I highly value the content on this Data Tiers page. Thanks for writing it! In my experience, some users may become slightly confused by its golden nuggets due to its brevity. This PR attempts to flush out common questions while remaining concise.

The main changes are in the first and second-to-last sections; however, I do attempt some heading restructuring to make the TOC idea-groupings more clear for easier scan-throughs.

The specific clarifications I'd like to push in order of appearance:

  • There's content tier (for "data category" > "content" as we've dubbed it on the higher page) and the data temperature tiers (for time series). That the temperature tiers group together is technically not stated so users end up asking about when they'd go hot>warm vs content>warm, etc. I suspect this confusion is only because users come straight to this page instead of starting at the hierarchy-parent page so have linked up.
  • Frozen being accessed/searched "rarely" should imply, well rarely. I wrote 1% in the PR [TIP] guideline section as a discussion starting point. Frequently we see users not understanding either that they actually have been or that they shouldn't have β‰₯25% of all searches hitting frozen tier.
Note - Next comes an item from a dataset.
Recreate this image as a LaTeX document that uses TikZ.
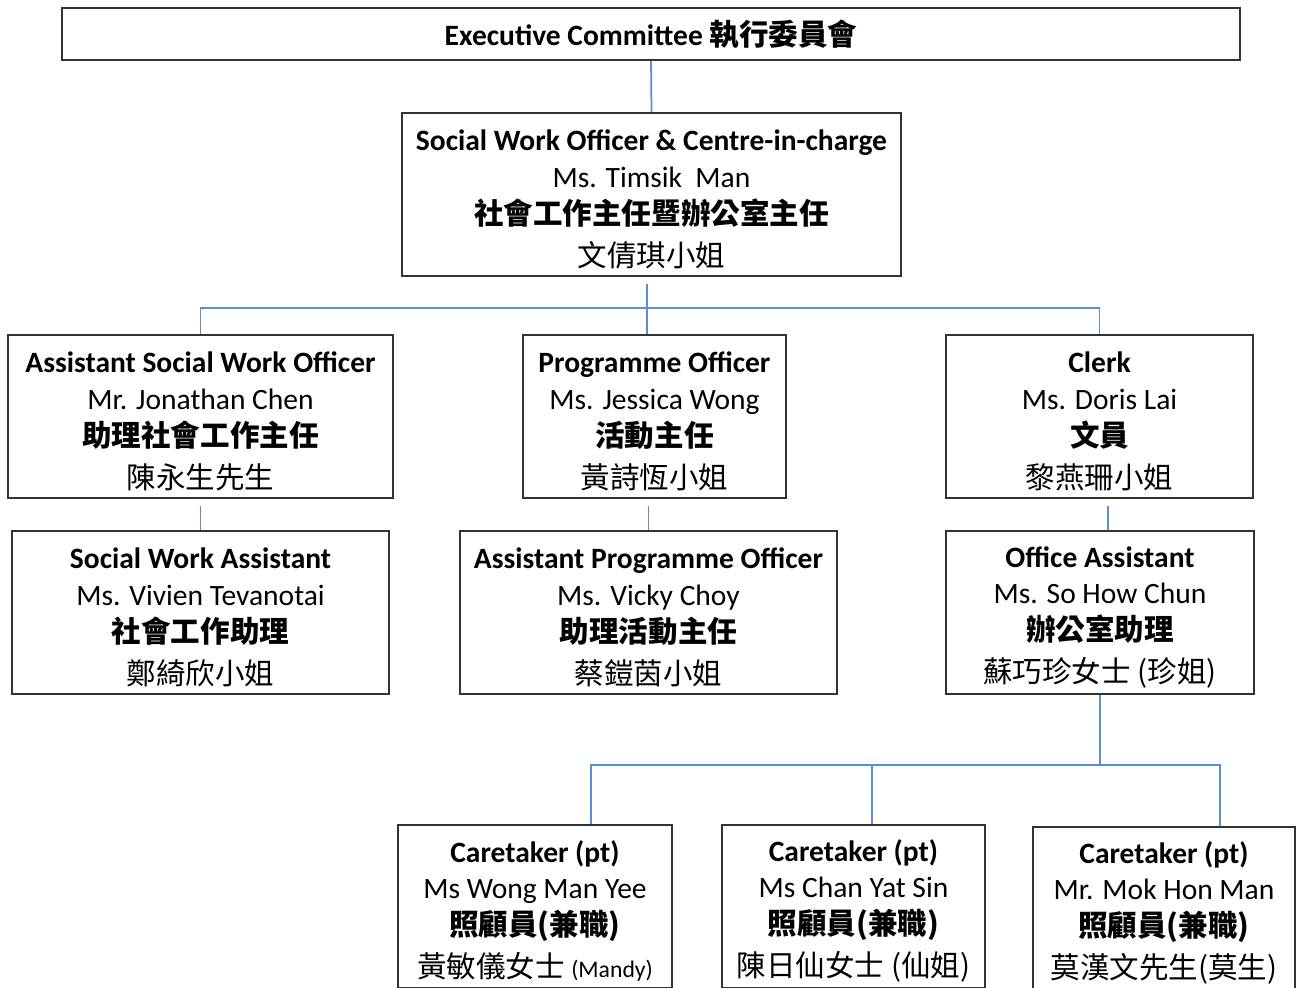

This comes up because of architecture bugs (e.g. frozen indices with future timestamps) but also just happenstance (e.g. 01605242 where of searches they hit majority hot, ~5% cold, but then again hit 75% frozen).
  • There's a slew of "how do I check that?", "how do I change that (at creation/later)?", "what if I set it null?" questions we get about _tier_preference so just extended the existing section already about it.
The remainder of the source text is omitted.